La troisième période se situe entre 1970 et 199015(*). Cette période est dominée par la Sociologie de l'impérialisme, largement inspiré par les travaux de Samir Amin, d'Abdel -Malek, et des analystes latino-américains tels que P. Sweezy, A.Gunder Frank, Baron, etc. Celle-ci "se réalise comme un courant théorique de la Sociologie du développement qui s'attache à étudier la dialectique de l'impérialisme et les mouvements nationaux. Elle se préoccupe fondamentalement de l'élaboration des réflexions critiques sur la vie sociale dans les ensembles économico-politiques et idéologiques de domination et d'exploitation des peuples en liaison avec la formation historique concrète de ces ensembles."16(*)

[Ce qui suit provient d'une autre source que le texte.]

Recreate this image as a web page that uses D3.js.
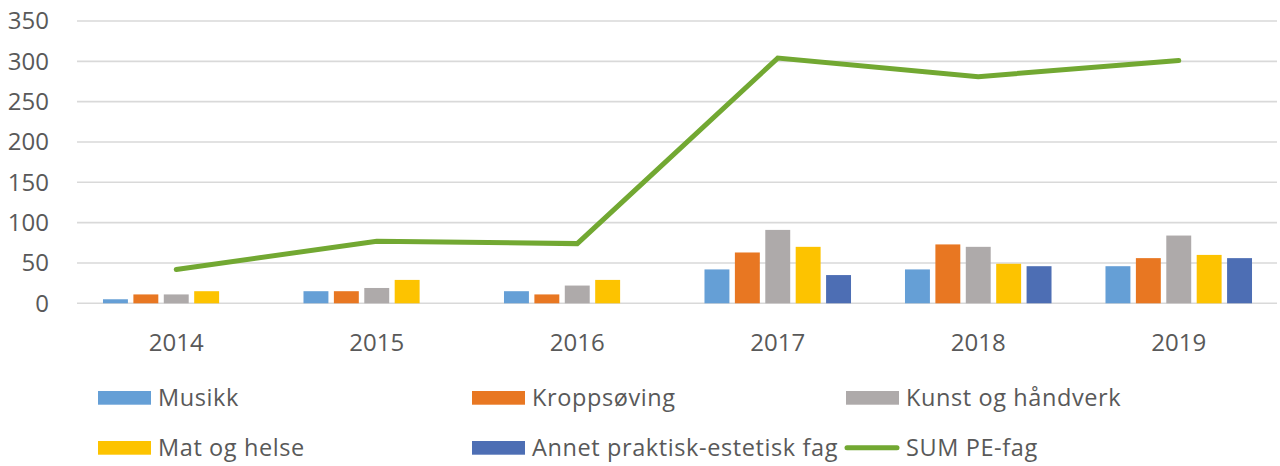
<!DOCTYPE html>
<html><head><meta charset="utf-8">
<script src="https://cdn.jsdelivr.net/npm/d3@7"></script>
<style>
html,body{margin:0;padding:0;background:#fff;}
svg{display:block;}
text{font-family:"Open Sans",sans-serif;fill:#595959;}
</style></head>
<body>
<svg id="chart" width="1280" height="466"></svg>
<script>
const years = ["2014","2015","2016","2017","2018","2019"];
const seriesNames = ["Musikk","Kroppsøving","Kunst og håndverk","Mat og helse","Annet praktisk-estetisk fag"];
const musikk      = [5, 15, 15, 42, 42, 46];
const kroppsoving = [11, 15, 11, 63, 73, 56];
const kunst       = [11, 19, 22, 91, 70, 84];
const matHelse    = [15, 29, 29, 70, 49, 60];
const annet       = [null, null, null, 35, 46, 56];
const sumPE       = [42, 77, 74, 304, 281, 301];
const lineName = "SUM PE-fag";
const yTicks = [0, 50, 100, 150, 200, 250, 300, 350];

const colors = ["#659FD6","#E87722","#AEAAAA","#FDC300","#4D6EB4"];
const lineColor = "#72A832";
const seriesValues = [musikk, kroppsoving, kunst, matHelse, annet];

const svg = d3.select("#chart");
const x = d3.scaleBand().domain(years).range([76, 1279]);
const xi = d3.scaleBand().domain(seriesNames).range([-76, 76]).paddingInner(0.18).paddingOuter(0.09);
const y = d3.scaleLinear().domain([0, 350]).range([303.3, 21]);

// gridlines
svg.append("g").selectAll("line").data(yTicks).join("line")
  .attr("x1", 77).attr("x2", 1277)
  .attr("y1", d => y(d)).attr("y2", d => y(d))
  .attr("stroke", "#D9D9D9").attr("stroke-width", 1.6);

// y labels
svg.append("g").selectAll("text").data(yTicks).join("text")
  .attr("x", 49).attr("y", d => y(d)).attr("dy", "0.35em")
  .attr("text-anchor", "end").attr("font-size", 24).text(d => d);

// x labels
svg.append("g").selectAll("text").data(years).join("text")
  .attr("x", d => x(d) + x.bandwidth()/2).attr("y", 350.5)
  .attr("text-anchor", "middle").attr("font-size", 24).text(d => d);

// bars
const barData = [];
seriesNames.forEach((s, si) => {
  years.forEach((yr, yi) => {
    const v = seriesValues[si][yi];
    if (v != null) barData.push({s, si, yr, v});
  });
});
svg.append("g").selectAll("rect").data(barData).join("rect")
  .attr("x", d => x(d.yr) + x.bandwidth()/2 + xi(d.s))
  .attr("width", xi.bandwidth())
  .attr("y", d => y(d.v))
  .attr("height", d => y(0) - y(d.v))
  .attr("fill", d => colors[d.si]);

// line
const line = d3.line().x((d, i) => x(years[i]) + x.bandwidth()/2).y(d => y(d));
svg.append("path").datum(sumPE).attr("d", line)
  .attr("fill", "none").attr("stroke", lineColor).attr("stroke-width", 5)
  .attr("stroke-linecap", "round").attr("stroke-linejoin", "miter");

// legend
const legendPos = [
  {x: 98, y: 397.8}, {x: 472, y: 397.8}, {x: 846, y: 397.8},
  {x: 98, y: 447.8}, {x: 472, y: 447.8}, {x: 846, y: 447.8}
];
const legendItems = seriesNames.map((n, i) => ({name: n, color: colors[i], type: "rect"}))
  .concat([{name: lineName, color: lineColor, type: "line"}]);
const lg = svg.append("g").selectAll("g").data(legendItems).join("g")
  .attr("transform", (d, i) => `translate(${legendPos[i].x},${legendPos[i].y})`);
lg.filter(d => d.type === "rect").append("rect")
  .attr("x", 0).attr("y", -6.8).attr("width", 53).attr("height", 13.7).attr("fill", d => d.color);
lg.filter(d => d.type === "line").append("line")
  .attr("x1", 1).attr("x2", 51).attr("y1", 0).attr("y2", 0)
  .attr("stroke", d => d.color).attr("stroke-width", 5).attr("stroke-linecap", "round");
lg.append("text").attr("x", 60).attr("y", 0).attr("dy", "0.35em")
  .attr("font-size", 23.5).attr("letter-spacing", 0.6).text(d => d.name);
</script>
</body></html>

En clair, la sociologie de l'impérialisme analyse les mécanismes de domination et d'exploitation mis en place par le capitalisme à l'échelle mondiale. Par ces mécanismes, le capitalisme devenu impérialisme et se constituant en centre, subjugue, par les bourgeoisies locales interposées, les peuples entiers de la périphérie pour assurer sa propre survie.

Se plaçant dans cette lignée, Kalele Ka-Bila étudie les mécanismes de domination et d'exploitation capitalistes ayant généré le sous-développement à Kabinda.

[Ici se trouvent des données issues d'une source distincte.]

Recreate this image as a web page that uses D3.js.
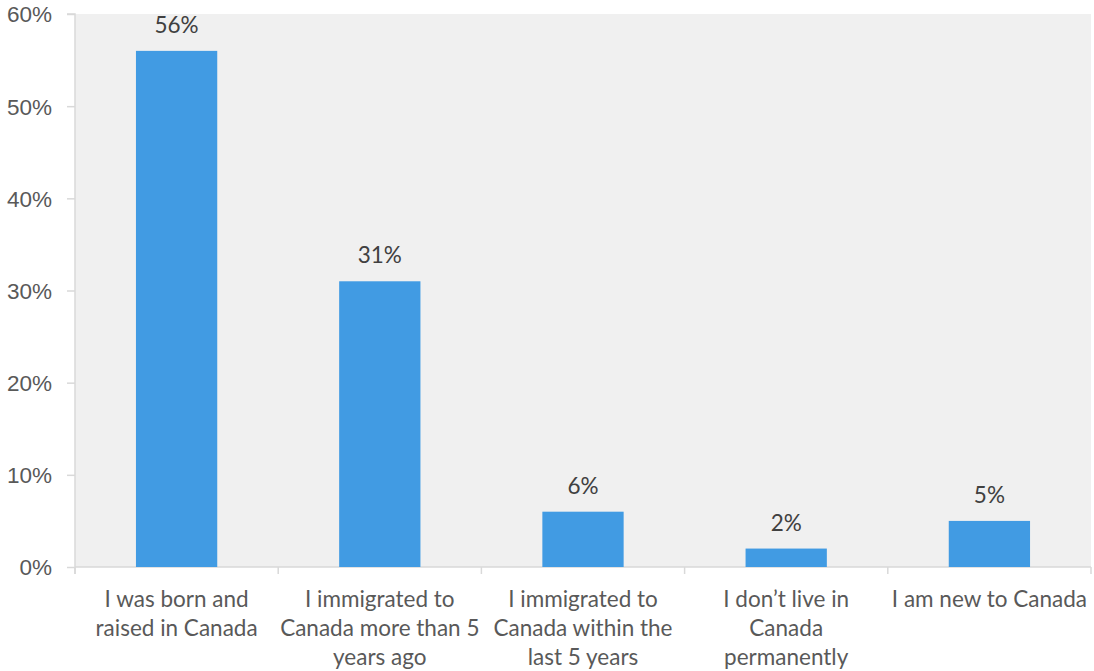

En effet, note Kalele, le capitalisme pour assurer sa domination et son exploitation procède par la polarisation en cascade. Concernant le Zaïre, converti en satellite du système capitaliste, ce pays a été divisé en régions métropoles et en régions satellites sur un triple plan de son organisation : économique, politico-administrative et culturelle. En deuxième lieu, ces différentes métropoles et satellites étaient solidement rattachés aux métropoles capitalistes mondiales. Par ce procédé, Kabinda était relié à Bruxelles, Paris, Washington, Londres via Mbuji Mayi et/ou Lubumbashi et Kinshasa.

Kalele en arrive, partant de ce procédé, à constater que la structure économique de Kabinda est désarticulée au profit des intérêts des industries capitalistes installées sur place et dans le Haut Katanga Industriel.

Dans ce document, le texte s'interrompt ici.